### TASK DIRECTIONS:
Repeat the material exactly from its first line to the line that includes "fig.savefig('out.png', dpi=100)". Skip pictures.

** Start of DATA LISTING **

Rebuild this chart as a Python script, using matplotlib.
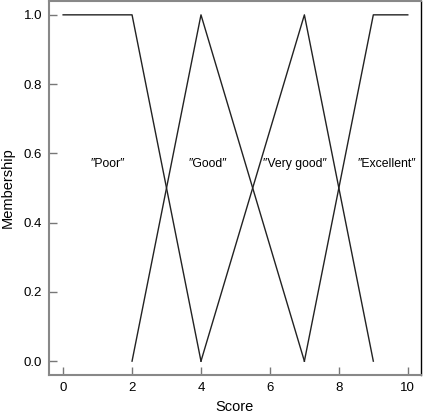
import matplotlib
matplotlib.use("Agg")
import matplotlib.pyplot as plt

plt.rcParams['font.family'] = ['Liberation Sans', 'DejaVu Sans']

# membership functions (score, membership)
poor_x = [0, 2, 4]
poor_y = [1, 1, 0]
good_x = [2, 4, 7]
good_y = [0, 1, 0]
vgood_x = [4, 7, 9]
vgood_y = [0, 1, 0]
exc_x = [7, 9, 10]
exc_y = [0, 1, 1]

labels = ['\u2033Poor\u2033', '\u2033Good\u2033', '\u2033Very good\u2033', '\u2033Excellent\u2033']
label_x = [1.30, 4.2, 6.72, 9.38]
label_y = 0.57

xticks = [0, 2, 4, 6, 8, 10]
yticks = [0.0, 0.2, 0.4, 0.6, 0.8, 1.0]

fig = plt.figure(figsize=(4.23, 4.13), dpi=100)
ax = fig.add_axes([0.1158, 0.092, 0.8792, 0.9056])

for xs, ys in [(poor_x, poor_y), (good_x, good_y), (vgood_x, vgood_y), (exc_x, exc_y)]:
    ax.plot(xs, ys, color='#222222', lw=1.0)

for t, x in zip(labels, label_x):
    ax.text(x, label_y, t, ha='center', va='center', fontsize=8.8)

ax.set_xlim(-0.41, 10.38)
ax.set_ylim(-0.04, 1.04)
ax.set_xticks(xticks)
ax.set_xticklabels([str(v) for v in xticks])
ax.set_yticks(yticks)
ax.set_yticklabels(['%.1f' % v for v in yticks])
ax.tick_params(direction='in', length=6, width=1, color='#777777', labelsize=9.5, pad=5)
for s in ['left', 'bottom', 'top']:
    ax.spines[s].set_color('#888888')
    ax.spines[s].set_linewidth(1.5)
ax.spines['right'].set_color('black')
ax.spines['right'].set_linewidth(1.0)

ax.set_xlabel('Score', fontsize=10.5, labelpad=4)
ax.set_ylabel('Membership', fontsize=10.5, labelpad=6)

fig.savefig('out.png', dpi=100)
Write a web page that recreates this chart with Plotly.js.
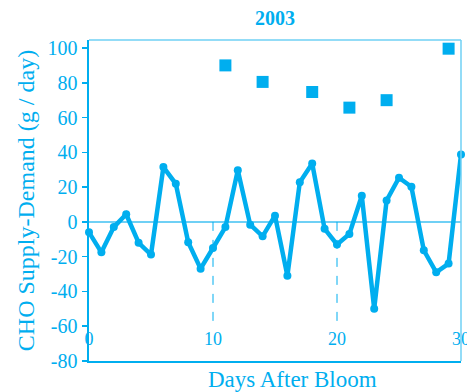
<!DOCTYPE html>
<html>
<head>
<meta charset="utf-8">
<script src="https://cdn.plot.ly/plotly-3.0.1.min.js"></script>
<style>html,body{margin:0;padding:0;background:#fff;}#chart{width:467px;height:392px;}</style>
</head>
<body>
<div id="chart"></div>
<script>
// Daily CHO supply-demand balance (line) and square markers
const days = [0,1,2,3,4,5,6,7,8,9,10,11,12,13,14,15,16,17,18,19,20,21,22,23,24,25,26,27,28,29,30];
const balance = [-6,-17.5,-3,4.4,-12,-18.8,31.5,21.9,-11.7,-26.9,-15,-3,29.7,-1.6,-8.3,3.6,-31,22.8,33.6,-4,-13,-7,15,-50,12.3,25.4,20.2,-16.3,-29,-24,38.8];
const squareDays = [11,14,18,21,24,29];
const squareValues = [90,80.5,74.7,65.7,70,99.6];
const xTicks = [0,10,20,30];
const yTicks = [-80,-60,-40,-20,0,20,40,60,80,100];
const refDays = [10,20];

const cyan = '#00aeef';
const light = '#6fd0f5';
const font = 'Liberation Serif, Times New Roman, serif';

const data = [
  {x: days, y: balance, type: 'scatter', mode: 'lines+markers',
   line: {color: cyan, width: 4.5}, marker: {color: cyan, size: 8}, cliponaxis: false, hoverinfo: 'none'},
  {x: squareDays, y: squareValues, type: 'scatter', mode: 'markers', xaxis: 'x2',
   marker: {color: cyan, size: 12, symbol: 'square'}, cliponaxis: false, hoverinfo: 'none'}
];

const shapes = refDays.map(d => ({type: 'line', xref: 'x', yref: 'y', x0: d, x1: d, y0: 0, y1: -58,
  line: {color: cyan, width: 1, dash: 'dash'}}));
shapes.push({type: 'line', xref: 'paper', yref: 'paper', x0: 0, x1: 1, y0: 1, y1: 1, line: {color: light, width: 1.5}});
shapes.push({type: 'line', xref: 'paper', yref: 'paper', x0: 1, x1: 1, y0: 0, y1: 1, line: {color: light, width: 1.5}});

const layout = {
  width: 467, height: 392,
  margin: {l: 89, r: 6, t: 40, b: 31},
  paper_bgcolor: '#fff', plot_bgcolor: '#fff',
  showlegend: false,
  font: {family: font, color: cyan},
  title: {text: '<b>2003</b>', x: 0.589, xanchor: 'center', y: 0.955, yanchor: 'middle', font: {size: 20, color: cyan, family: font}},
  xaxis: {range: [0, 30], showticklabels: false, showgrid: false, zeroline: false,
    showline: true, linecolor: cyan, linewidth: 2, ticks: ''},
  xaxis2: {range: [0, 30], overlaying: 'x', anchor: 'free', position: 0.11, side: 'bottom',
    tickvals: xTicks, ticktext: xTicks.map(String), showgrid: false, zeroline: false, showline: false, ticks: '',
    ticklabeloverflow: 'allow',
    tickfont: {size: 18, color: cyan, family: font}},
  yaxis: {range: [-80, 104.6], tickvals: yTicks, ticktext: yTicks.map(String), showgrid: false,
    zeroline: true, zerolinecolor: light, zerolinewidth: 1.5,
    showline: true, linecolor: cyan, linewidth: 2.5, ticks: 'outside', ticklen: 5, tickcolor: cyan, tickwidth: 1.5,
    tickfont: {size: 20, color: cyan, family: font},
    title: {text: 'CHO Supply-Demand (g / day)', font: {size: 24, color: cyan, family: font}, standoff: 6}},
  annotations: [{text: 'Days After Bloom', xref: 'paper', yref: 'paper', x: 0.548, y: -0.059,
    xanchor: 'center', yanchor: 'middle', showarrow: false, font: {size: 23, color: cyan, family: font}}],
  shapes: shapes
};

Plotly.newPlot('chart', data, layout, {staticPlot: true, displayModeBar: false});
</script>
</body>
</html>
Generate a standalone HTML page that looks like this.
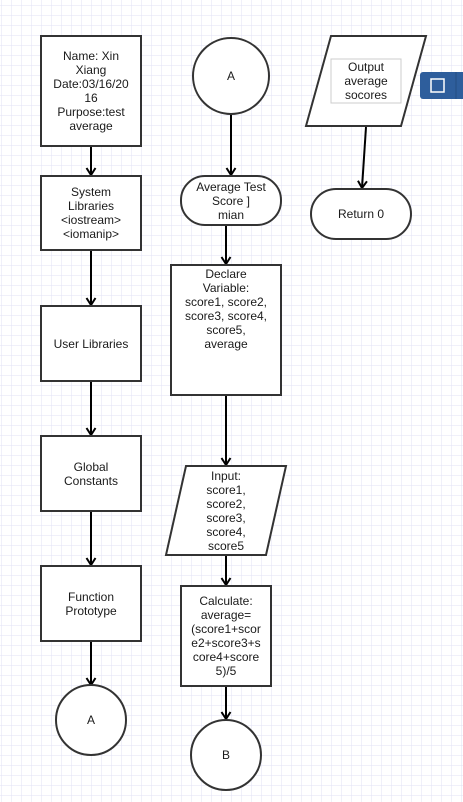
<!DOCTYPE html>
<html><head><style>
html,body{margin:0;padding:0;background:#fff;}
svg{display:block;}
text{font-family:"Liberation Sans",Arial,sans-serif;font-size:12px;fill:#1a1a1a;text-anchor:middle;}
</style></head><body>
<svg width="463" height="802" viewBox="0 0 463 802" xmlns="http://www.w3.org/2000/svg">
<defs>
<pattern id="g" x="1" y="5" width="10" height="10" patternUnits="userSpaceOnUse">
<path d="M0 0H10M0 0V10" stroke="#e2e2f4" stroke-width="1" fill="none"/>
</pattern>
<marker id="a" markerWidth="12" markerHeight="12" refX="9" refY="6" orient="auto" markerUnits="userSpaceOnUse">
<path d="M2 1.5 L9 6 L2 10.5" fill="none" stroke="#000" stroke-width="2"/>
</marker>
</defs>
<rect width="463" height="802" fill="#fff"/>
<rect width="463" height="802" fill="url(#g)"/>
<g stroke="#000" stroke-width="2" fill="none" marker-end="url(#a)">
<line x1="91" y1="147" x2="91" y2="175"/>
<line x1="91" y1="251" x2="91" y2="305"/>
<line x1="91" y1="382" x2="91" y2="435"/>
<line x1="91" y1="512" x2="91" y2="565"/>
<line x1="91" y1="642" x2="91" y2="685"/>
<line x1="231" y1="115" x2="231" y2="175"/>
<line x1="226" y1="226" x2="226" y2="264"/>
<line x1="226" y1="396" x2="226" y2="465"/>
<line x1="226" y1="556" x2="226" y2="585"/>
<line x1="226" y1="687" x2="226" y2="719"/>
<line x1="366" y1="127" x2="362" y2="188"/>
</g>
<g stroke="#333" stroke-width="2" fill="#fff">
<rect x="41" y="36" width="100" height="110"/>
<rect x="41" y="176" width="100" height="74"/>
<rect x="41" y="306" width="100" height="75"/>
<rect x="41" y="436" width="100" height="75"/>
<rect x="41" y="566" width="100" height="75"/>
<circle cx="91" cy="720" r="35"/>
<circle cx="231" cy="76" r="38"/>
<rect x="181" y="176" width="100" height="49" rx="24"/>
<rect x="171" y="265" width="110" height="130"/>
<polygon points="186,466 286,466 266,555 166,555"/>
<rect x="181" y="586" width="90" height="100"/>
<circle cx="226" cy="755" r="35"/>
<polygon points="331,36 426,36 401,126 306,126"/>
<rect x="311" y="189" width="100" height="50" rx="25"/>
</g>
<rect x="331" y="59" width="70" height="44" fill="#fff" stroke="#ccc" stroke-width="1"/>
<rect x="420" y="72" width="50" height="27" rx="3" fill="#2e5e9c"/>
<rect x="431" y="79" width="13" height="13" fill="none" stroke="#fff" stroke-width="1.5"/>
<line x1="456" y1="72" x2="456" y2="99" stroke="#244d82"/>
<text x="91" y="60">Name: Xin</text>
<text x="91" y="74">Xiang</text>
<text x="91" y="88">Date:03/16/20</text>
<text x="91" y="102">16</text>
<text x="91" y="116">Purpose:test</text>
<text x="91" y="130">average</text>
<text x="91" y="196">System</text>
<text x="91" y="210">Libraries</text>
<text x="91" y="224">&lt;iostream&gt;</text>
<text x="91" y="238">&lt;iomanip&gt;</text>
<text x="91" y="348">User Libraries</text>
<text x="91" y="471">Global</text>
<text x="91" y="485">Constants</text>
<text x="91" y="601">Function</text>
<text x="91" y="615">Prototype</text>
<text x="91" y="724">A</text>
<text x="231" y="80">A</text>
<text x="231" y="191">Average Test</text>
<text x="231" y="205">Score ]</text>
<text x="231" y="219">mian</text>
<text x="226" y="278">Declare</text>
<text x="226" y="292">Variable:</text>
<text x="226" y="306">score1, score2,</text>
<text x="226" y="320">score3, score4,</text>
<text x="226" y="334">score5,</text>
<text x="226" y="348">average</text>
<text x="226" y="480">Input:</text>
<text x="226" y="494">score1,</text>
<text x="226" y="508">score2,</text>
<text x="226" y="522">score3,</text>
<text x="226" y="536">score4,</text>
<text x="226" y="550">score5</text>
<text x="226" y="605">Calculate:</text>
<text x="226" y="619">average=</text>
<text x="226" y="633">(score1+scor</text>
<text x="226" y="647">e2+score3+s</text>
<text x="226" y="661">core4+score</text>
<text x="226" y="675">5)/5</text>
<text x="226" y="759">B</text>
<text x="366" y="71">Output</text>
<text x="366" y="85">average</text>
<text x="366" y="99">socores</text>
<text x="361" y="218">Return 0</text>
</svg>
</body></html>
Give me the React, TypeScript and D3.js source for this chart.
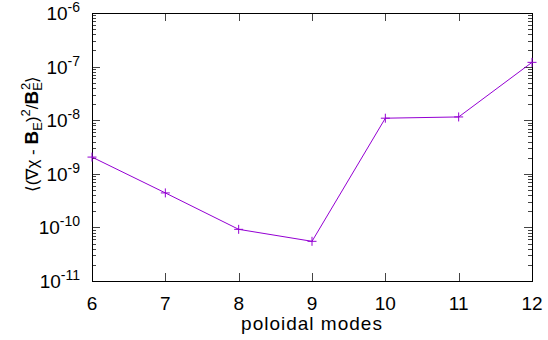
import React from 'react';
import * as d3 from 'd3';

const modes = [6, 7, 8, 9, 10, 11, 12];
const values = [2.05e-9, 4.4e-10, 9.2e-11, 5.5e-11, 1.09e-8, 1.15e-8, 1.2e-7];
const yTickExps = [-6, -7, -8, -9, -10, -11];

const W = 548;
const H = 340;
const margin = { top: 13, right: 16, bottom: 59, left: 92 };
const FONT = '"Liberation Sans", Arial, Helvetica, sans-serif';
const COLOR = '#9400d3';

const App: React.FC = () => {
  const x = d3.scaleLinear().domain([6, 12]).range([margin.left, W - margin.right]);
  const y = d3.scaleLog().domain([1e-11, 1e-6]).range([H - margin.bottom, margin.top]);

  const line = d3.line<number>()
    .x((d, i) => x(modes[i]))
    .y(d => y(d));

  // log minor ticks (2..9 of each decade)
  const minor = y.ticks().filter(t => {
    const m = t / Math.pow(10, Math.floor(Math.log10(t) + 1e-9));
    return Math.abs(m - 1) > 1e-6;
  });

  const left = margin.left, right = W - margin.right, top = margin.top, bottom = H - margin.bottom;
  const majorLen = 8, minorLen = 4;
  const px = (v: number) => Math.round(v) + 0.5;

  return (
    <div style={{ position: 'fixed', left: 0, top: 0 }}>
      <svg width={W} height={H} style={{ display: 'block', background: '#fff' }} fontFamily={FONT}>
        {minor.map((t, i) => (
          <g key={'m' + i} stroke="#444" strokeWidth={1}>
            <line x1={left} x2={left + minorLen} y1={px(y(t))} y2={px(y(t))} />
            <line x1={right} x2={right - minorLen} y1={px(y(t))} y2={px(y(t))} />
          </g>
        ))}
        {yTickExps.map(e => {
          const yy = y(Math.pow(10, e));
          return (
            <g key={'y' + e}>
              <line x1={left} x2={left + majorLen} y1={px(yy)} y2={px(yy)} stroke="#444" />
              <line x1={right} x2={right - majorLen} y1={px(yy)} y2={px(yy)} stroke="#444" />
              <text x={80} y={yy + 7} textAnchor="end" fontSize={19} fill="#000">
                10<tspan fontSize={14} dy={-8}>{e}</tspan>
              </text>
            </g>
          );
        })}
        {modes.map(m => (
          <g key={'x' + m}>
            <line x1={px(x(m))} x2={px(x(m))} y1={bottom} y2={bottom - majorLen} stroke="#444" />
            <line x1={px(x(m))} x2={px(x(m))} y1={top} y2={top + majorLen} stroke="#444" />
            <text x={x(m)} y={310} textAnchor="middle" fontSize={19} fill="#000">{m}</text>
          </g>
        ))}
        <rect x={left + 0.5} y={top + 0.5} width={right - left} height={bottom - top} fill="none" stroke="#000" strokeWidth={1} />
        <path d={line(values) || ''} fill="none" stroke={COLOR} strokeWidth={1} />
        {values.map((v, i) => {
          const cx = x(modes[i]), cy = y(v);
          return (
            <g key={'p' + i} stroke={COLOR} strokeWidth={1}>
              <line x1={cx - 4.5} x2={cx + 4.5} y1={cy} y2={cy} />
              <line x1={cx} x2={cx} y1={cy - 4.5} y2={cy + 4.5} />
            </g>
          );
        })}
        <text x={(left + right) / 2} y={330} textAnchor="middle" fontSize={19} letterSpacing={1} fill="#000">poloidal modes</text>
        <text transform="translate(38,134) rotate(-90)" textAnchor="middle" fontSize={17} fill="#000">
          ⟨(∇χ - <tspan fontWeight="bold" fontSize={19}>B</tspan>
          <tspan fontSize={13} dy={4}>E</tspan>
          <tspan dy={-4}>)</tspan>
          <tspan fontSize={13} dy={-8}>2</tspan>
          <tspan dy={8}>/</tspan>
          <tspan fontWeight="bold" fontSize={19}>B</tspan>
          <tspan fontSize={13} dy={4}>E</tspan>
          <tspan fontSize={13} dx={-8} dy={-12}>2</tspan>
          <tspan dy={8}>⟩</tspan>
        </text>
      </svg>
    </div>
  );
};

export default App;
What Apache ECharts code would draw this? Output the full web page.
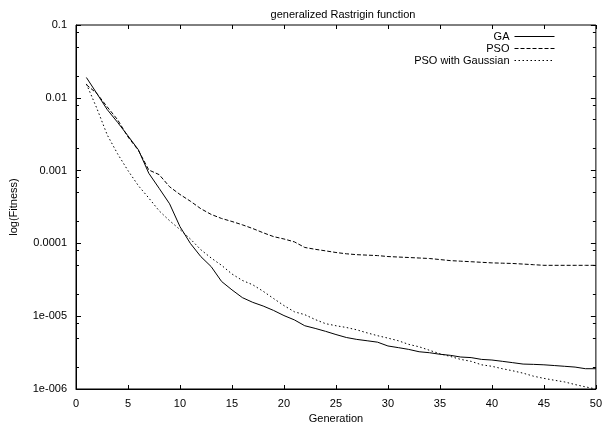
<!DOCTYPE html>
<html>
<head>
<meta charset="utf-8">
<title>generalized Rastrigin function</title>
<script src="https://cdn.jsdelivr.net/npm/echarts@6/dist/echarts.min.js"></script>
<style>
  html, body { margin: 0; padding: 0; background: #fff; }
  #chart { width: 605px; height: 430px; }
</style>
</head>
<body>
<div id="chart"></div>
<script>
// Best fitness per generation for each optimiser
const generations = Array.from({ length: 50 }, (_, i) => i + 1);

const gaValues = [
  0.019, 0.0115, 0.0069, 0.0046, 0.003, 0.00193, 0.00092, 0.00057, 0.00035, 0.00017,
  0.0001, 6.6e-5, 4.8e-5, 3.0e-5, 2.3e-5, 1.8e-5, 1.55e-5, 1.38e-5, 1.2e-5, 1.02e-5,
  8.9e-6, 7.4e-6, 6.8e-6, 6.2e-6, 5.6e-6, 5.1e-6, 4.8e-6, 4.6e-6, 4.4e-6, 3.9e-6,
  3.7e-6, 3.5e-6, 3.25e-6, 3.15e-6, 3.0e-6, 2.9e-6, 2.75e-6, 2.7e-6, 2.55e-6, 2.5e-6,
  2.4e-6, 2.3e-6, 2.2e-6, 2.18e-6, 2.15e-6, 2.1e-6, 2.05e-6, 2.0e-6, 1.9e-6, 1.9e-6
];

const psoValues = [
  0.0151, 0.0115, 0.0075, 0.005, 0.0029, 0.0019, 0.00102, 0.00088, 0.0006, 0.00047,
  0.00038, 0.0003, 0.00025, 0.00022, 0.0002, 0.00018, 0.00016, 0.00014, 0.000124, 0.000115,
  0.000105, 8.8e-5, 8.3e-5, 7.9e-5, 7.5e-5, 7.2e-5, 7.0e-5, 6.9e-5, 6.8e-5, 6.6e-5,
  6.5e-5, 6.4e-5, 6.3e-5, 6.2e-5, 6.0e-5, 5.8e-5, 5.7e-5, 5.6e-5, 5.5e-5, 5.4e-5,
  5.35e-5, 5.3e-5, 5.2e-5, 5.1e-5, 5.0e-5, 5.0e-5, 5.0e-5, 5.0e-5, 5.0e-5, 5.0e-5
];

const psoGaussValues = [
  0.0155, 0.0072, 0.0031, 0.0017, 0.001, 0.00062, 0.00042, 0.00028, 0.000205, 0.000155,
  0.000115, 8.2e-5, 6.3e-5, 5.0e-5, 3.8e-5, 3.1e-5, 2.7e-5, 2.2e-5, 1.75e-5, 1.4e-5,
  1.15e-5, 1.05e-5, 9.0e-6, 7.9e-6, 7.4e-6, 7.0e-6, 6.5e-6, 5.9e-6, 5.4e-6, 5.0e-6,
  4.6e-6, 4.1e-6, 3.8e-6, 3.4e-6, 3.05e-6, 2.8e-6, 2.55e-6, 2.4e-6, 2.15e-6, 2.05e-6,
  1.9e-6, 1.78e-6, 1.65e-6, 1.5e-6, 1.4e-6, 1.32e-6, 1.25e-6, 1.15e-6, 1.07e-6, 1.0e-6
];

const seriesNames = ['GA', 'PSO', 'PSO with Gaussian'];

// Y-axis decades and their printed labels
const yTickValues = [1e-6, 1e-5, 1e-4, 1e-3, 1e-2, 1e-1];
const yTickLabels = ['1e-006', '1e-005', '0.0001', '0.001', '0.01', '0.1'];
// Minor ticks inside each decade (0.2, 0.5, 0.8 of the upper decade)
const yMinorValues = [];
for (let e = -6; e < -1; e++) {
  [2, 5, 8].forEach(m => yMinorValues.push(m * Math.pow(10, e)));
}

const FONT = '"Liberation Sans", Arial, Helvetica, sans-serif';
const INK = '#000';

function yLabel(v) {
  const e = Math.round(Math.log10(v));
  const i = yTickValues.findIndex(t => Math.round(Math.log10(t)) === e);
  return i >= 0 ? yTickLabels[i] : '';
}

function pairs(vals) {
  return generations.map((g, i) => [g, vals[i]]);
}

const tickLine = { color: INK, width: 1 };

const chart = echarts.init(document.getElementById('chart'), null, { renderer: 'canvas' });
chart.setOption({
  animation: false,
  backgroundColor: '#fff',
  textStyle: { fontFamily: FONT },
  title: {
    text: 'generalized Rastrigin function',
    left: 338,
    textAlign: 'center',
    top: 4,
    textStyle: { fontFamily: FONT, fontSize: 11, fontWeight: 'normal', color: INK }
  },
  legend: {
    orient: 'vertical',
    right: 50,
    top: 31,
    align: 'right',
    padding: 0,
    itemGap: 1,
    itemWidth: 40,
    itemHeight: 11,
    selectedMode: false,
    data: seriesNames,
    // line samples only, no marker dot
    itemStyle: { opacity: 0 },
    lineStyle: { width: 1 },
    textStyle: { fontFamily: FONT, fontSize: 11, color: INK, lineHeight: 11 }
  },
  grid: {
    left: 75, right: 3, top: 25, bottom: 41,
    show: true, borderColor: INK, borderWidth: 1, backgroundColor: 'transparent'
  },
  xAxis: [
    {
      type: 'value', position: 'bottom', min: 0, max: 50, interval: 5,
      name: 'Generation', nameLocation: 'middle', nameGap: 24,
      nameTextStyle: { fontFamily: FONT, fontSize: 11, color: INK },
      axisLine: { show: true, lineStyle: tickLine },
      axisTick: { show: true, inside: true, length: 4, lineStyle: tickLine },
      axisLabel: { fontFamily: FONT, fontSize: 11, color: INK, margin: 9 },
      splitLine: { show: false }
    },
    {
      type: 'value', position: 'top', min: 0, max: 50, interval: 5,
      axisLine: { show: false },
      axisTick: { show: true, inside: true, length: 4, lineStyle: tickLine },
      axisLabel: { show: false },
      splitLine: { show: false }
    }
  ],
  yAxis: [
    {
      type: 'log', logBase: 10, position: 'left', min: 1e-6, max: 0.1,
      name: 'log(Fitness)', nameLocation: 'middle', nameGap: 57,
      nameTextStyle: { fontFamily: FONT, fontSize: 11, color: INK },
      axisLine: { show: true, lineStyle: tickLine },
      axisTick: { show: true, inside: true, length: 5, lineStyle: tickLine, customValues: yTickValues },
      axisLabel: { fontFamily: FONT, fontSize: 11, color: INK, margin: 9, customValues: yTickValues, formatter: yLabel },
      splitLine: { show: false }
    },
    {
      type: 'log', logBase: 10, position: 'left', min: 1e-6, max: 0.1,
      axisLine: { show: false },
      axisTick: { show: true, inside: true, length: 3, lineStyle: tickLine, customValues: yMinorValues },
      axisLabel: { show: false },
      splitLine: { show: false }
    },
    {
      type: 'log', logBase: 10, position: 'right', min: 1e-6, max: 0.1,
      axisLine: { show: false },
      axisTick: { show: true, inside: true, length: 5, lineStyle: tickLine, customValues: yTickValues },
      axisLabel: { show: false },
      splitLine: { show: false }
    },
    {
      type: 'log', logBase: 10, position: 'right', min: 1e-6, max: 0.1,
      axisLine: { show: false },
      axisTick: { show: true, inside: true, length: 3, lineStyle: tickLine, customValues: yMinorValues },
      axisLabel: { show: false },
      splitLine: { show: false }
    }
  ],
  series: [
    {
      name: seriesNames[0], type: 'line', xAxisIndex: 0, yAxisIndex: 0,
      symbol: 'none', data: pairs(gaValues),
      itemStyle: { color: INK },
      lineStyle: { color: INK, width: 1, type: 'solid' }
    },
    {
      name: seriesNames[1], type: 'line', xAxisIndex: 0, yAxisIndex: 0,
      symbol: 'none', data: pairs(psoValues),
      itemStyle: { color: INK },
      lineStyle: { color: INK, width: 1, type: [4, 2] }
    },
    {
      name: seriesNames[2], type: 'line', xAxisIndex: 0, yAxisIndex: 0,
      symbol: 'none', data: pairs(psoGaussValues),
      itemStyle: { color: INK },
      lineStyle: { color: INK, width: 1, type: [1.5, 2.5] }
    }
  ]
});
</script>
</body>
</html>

** End of DATA LISTING **

### REPLY:
Rebuild this chart as a Python script, using matplotlib.
import matplotlib
matplotlib.use("Agg")
import matplotlib.pyplot as plt

plt.rcParams['font.family'] = ['Liberation Sans', 'DejaVu Sans']

# membership functions (score, membership)
poor_x = [0, 2, 4]
poor_y = [1, 1, 0]
good_x = [2, 4, 7]
good_y = [0, 1, 0]
vgood_x = [4, 7, 9]
vgood_y = [0, 1, 0]
exc_x = [7, 9, 10]
exc_y = [0, 1, 1]

labels = ['\u2033Poor\u2033', '\u2033Good\u2033', '\u2033Very good\u2033', '\u2033Excellent\u2033']
label_x = [1.30, 4.2, 6.72, 9.38]
label_y = 0.57

xticks = [0, 2, 4, 6, 8, 10]
yticks = [0.0, 0.2, 0.4, 0.6, 0.8, 1.0]

fig = plt.figure(figsize=(4.23, 4.13), dpi=100)
ax = fig.add_axes([0.1158, 0.092, 0.8792, 0.9056])

for xs, ys in [(poor_x, poor_y), (good_x, good_y), (vgood_x, vgood_y), (exc_x, exc_y)]:
    ax.plot(xs, ys, color='#222222', lw=1.0)

for t, x in zip(labels, label_x):
    ax.text(x, label_y, t, ha='center', va='center', fontsize=8.8)

ax.set_xlim(-0.41, 10.38)
ax.set_ylim(-0.04, 1.04)
ax.set_xticks(xticks)
ax.set_xticklabels([str(v) for v in xticks])
ax.set_yticks(yticks)
ax.set_yticklabels(['%.1f' % v for v in yticks])
ax.tick_params(direction='in', length=6, width=1, color='#777777', labelsize=9.5, pad=5)
for s in ['left', 'bottom', 'top']:
    ax.spines[s].set_color('#888888')
    ax.spines[s].set_linewidth(1.5)
ax.spines['right'].set_color('black')
ax.spines['right'].set_linewidth(1.0)

ax.set_xlabel('Score', fontsize=10.5, labelpad=4)
ax.set_ylabel('Membership', fontsize=10.5, labelpad=6)

fig.savefig('out.png', dpi=100)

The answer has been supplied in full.